Try This DIY Hack When You Run Out Of Purple Shampoo

If you have blonde or silver hair, naturally or otherwise, you're probably already all too familiar with the importance of toning using purple shampoo. Recommended to be used weekly, or when your hair is starting to look brassy, experts note that purple shampoo can bring back its radiance and keep your locks looking fresh.


According to professional colorist Richy Kandasamy, the reason why purple shampoo is used for toning is that its pigment helps in keeping brassy tones at bay. "The main reason it is purple is because on the color wheel, it is the direct opposite color of yellow, which means purple and yellow will cancel one another out," Kandasamy told Vogue. "So, when using purple pigment on color-treated brassy or yellow tones, it color-corrects your hair's hue, restoring it to its former natural or neutral brightness with cooler tones."

As a result, your hair color remains vibrant, saving you frequent trips to the salon. While purple shampoo is commercially available and can easily be purchased from most beauty stores, the best ones don't come in cheap. There may also be an unlucky day when you run out and can't source a replacement. In case that happens, or if you want to save money, the good news is you can create toning solutions at home with items that are already likely in your kitchen.

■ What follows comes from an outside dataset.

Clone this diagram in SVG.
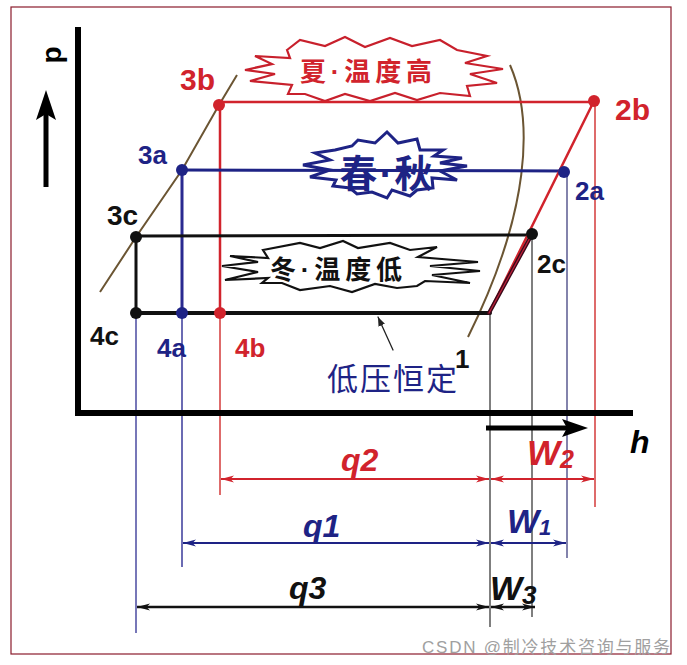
<svg xmlns="http://www.w3.org/2000/svg" width="687" height="665" viewBox="0 0 687 665">
<style>
.lbl{font-family:"Liberation Sans",Arial,sans-serif;font-weight:bold}
.it{font-family:"Liberation Sans",Arial,sans-serif;font-weight:bold;font-style:italic}
.cjk{font-family:"Liberation Sans","Noto Sans CJK SC",sans-serif}
.red{fill:#d1232c}
.blue{fill:#1e2385}
.blk{fill:#111}
.dot{stroke:none}
.burst{fill:#fff;stroke-linejoin:miter}
</style>
<defs>
<marker id="ar" markerUnits="userSpaceOnUse" markerWidth="14" markerHeight="8" refX="13" refY="4" orient="auto-start-reverse"><path d="M0,0.5 L13,4 L0,7.5 L3.5,4 Z" fill="#d1232c"/></marker>
<marker id="ab" markerUnits="userSpaceOnUse" markerWidth="14" markerHeight="8" refX="13" refY="4" orient="auto-start-reverse"><path d="M0,0.5 L13,4 L0,7.5 L3.5,4 Z" fill="#1e2385"/></marker>
<marker id="ak" markerUnits="userSpaceOnUse" markerWidth="14" markerHeight="8" refX="13" refY="4" orient="auto-start-reverse"><path d="M0,0.5 L13,4 L0,7.5 L3.5,4 Z" fill="#111"/></marker>
<marker id="ap" markerUnits="userSpaceOnUse" markerWidth="10" markerHeight="8" refX="9" refY="4" orient="auto"><path d="M0,0.5 L9,4 L0,7.5 Z" fill="#222"/></marker>
</defs>
<rect width="687" height="665" fill="#fff"/>
<rect x="11" y="7" width="660" height="647" fill="none" stroke="#8a1c2c" stroke-width="1.2"/>

<!-- extension lines -->
<g id="extension-lines" fill="none" stroke-width="1.5">
<line x1="136" y1="313" x2="136" y2="633" stroke="#4a4aa0"/>
<line x1="182" y1="313" x2="182" y2="567" stroke="#3a3a9a"/>
<line x1="220" y1="313" x2="220" y2="495" stroke="#d33a3a"/>
<line x1="490" y1="313" x2="490" y2="627" stroke="#555"/>
<line x1="532" y1="236" x2="532" y2="617" stroke="#555"/>
<line x1="567" y1="175" x2="567" y2="558" stroke="#5a5a90"/>
<line x1="595" y1="101" x2="595" y2="507" stroke="#d33a3a"/>
</g>

<!-- axes -->
<g id="axes">
<line x1="78" y1="27" x2="78" y2="416" stroke="#000" stroke-width="6"/>
<line x1="75" y1="413" x2="633" y2="413" stroke="#000" stroke-width="6"/>
<line x1="46" y1="187" x2="46" y2="110" stroke="#000" stroke-width="5"/>
<path d="M46,90 L56,120 L46,114 L36,120 Z" fill="#000"/>
<text class="lbl" x="0" y="0" font-size="28" transform="translate(61,55) rotate(-90)" text-anchor="middle" fill="#000">p</text>
<line x1="486" y1="428" x2="568" y2="428" stroke="#000" stroke-width="5"/>
<path d="M588,428 L562,419 L567,428 L562,437 Z" fill="#000"/>
<text class="it" x="630" y="453" font-size="32" fill="#000">h</text>
</g>

<!-- saturation curves -->
<g id="saturation-curve" fill="none" stroke="#6b5533" stroke-width="2">
<path d="M100,292 L136,237 L182,170 L219,105 L237,75"/>
<path d="M510,65 C534,120 530,212 468,337"/>
</g>

<!-- bursts -->
<g id="burst-summer">
<path class="burst" stroke="#c8202c" stroke-width="2.2" d="M287,50 L300,40 L325,46 L345,37 L365,47 L390,38 L412,46 L440,40 L457,50 L487,56 L465,63 L503,69 L470,74 L497,83 L467,86 L470,96 L440,93 L417,100 L395,93 L370,101 L345,94 L325,101 L305,94 L288,94 L292,85 L250,81 L275,74 L245,70 L272,64 L255,56 L290,58 Z"/>
<text class="cjk red" x="366" y="81" font-size="26" font-weight="bold" text-anchor="middle" textLength="132" lengthAdjust="spacing">夏·温度高</text>
</g>
<g id="burst-spring-autumn">
<path class="burst" stroke="#1e2385" stroke-width="3" d="M335,150 L352,146 L358,140 L375,143 L387,132 L398,143 L417,139 L420,150 L443,150 L434,156 L462,158 L440,163 L467,166 L440,171 L457,180 L432,178 L433,188 L417,190 L410,196 L392,190 L387,198 L372,192 L357,194 L350,188 L333,186 L336,180 L310,177 L330,170 L303,165 L330,160 L315,153 Z"/>
<text class="cjk blue" x="386" y="187" font-size="38" font-weight="bold" text-anchor="middle" textLength="93" lengthAdjust="spacing">春·秋</text>
</g>
<g id="burst-winter">
<path class="burst" stroke="#111" stroke-width="2.2" d="M263,250 L300,243 L320,248 L343,241 L358,248 L390,243 L410,250 L437,247 L418,257 L478,262 L430,266 L480,271 L432,275 L470,283 L425,281 L417,286 L397,288 L375,284 L352,292 L330,286 L300,290 L282,283 L262,283 L268,278 L225,280 L258,272 L222,266 L258,262 L230,256 L268,258 Z"/>
<text class="cjk blk" x="336" y="279" font-size="26" font-weight="bold" text-anchor="middle" textLength="132" lengthAdjust="spacing">冬·温度低</text>
</g>

<!-- cycle connectors -->
<g id="connectors" fill="none" stroke-linecap="round">
<line x1="219" y1="102" x2="594" y2="102" stroke="#d1232c" stroke-width="2.5"/>
<line x1="220" y1="104" x2="220" y2="313" stroke="#d1232c" stroke-width="2.5"/>
<line x1="182" y1="170" x2="564" y2="171" stroke="#1e2385" stroke-width="3"/>
<line x1="182" y1="170" x2="182" y2="313" stroke="#2a2a90" stroke-width="3"/>
<line x1="136" y1="236" x2="532" y2="235" stroke="#111" stroke-width="3"/>
<line x1="136" y1="237" x2="136" y2="313" stroke="#111" stroke-width="3"/>
<line x1="136" y1="313" x2="490" y2="313" stroke="#111" stroke-width="4"/>
<line x1="489" y1="313" x2="594" y2="101" stroke="#d1232c" stroke-width="2.5"/>
<line x1="489" y1="313" x2="531" y2="236" stroke="#3a0a1a" stroke-width="4"/>
<line x1="489" y1="313" x2="531" y2="236" stroke="#c0203a" stroke-width="1.2"/>
<line x1="393" y1="350" x2="378" y2="317" stroke="#222" stroke-width="1.3" marker-end="url(#ap)"/>
</g>

<!-- state points -->
<g id="state-3b"><circle class="dot" cx="219" cy="105" r="6" fill="#d1232c"/><text class="lbl red" x="180" y="90" font-size="30">3b</text></g>
<g id="state-2b"><circle class="dot" cx="594" cy="101" r="6" fill="#d1232c"/><text class="lbl red" x="615" y="120" font-size="30">2b</text></g>
<g id="state-4b"><circle class="dot" cx="220" cy="313" r="6" fill="#d1232c"/><text class="lbl red" x="235" y="357" font-size="26">4b</text></g>
<g id="state-3a"><circle class="dot" cx="182" cy="170" r="6" fill="#1e2385"/><text class="lbl blue" x="138" y="164" font-size="26">3a</text></g>
<g id="state-2a"><circle class="dot" cx="564" cy="172" r="6" fill="#1e2385"/><text class="lbl blue" x="575" y="200" font-size="26">2a</text></g>
<g id="state-4a"><circle class="dot" cx="182" cy="313" r="6" fill="#1e2385"/><text class="lbl blue" x="157" y="357" font-size="26">4a</text></g>
<g id="state-3c"><circle class="dot" cx="136" cy="237" r="6" fill="#111"/><text class="lbl blk" x="107" y="225" font-size="28">3c</text></g>
<g id="state-2c"><circle class="dot" cx="532" cy="234" r="6" fill="#111"/><text class="lbl blk" x="537" y="273" font-size="26">2c</text></g>
<g id="state-4c"><circle class="dot" cx="136" cy="313" r="6" fill="#111"/><text class="lbl blk" x="90" y="345" font-size="26">4c</text></g>
<g id="state-1"><text class="lbl blk" x="455" y="368" font-size="26" font-weight="normal">1</text></g>
<g id="note-low-pressure"><text class="cjk blue" x="327" y="390" font-size="31" textLength="130" lengthAdjust="spacing">低压恒定</text></g>

<!-- dimension arrows -->
<g id="dimensions" fill="none" stroke-width="2">
<line x1="221" y1="479" x2="489" y2="479" stroke="#d1232c" marker-start="url(#ar)" marker-end="url(#ar)"/>
<line x1="491" y1="479" x2="594" y2="479" stroke="#d1232c" marker-start="url(#ar)" marker-end="url(#ar)"/>
<line x1="183" y1="543" x2="489" y2="543" stroke="#1e2385" marker-start="url(#ab)" marker-end="url(#ab)"/>
<line x1="491" y1="543" x2="566" y2="543" stroke="#1e2385" marker-start="url(#ab)" marker-end="url(#ab)"/>
<line x1="137" y1="607" x2="489" y2="607" stroke="#111" stroke-width="2.5" marker-start="url(#ak)" marker-end="url(#ak)"/>
<line x1="491" y1="607" x2="535" y2="607" stroke="#111" stroke-width="2.5" marker-start="url(#ak)" marker-end="url(#ak)"/>
</g>
<g id="dimension-labels">
<text class="it red" x="341" y="471" font-size="32">q2</text>
<text class="it red" x="527" y="465" font-size="35">W<tspan font-size="25" dy="3">2</tspan></text>
<text class="it blue" x="303" y="537" font-size="32">q1</text>
<text class="it blue" x="507" y="533" font-size="34">W<tspan font-size="22" dy="2">1</tspan></text>
<text class="it blk" x="289" y="599" font-size="32">q3</text>
<text class="it blk" x="490" y="600" font-size="34">W<tspan font-size="26" dy="4">3</tspan></text>
</g>

<text class="cjk" x="422" y="653" font-size="17" fill="#a0a0a0" textLength="248" lengthAdjust="spacing">CSDN @制冷技术咨询与服务</text>
</svg>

Mix regular shampoo and food coloring to make your own purple shampoo

If you're tired of store-bought purple shampoo and wish to try an alternative you've concocted on your own, it turns out that making purple shampoo at home isn't very difficult. You can formulate your own bottle with any moisturizing shampoo and purple food coloring, ideally one that is of high quality. A purple semi-permanent dye can also work, but it should be noted that it may not be as easy to source as food coloring.


Now, depending on how brassy your hair is, you might have to adjust the concentration of the food coloring. The brassier your locks are, the more drops of dye the mixture needs. If unsure, you can start with two to three drops and mix it with an entire bottle of normal shampoo. You can add more drops if you deem the color not deep enough, or if your hair direly needs serious toning. 

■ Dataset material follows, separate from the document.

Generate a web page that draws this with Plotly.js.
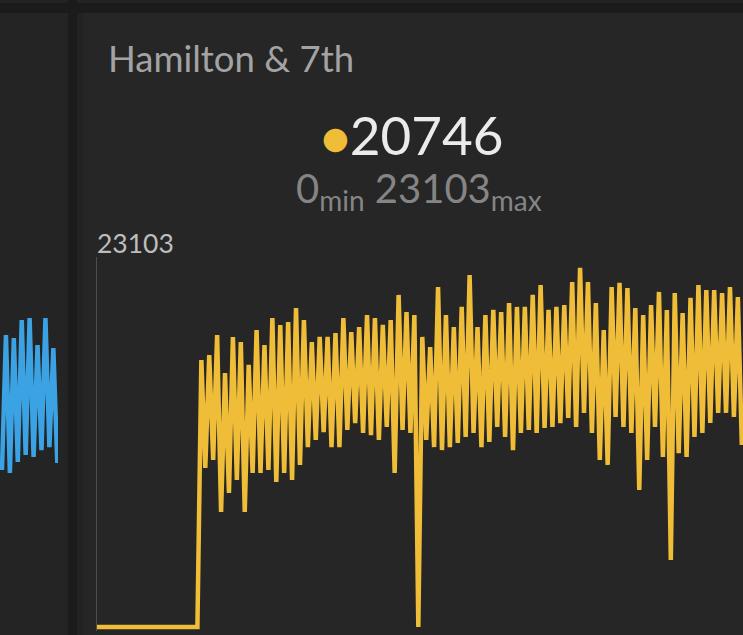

Since it's DIY shampoo, it may take some trial and error, so your mileage may vary. You also can't expect to have the same exact results and consistency with purple shampoos you can buy from stores, but at least you have an alternative in case you want to try something new.

You can also tone hair with apple cider vinegar

You know how you can use apple cider vinegar for your face? Apparently, you can use the popular ingredient on your hair, too. The research behind it is still murky, but there are claims that it has the ability to counter brassiness from your hair, as well as deliver a deep cleanse. Mbglifestyle notes that since it's slightly acidic, meaning it can lower the pH balance in your locks and make it less dry.


When it comes to washing your hair with apple cider vinegar, just be sure to dilute it with water and coat your head evenly. Allow the solution to sit for up to five minutes before rinsing it off and following up with a conditioner. 

In terms of results, naturopathic doctor Dr. Tess Marshall pointed out that you should manage your expectations. You can't expect it to deliver the same results as specially formulated hair products do. "Something to know when switching to natural hair care is that drastic changes in color are usually not possible," she said.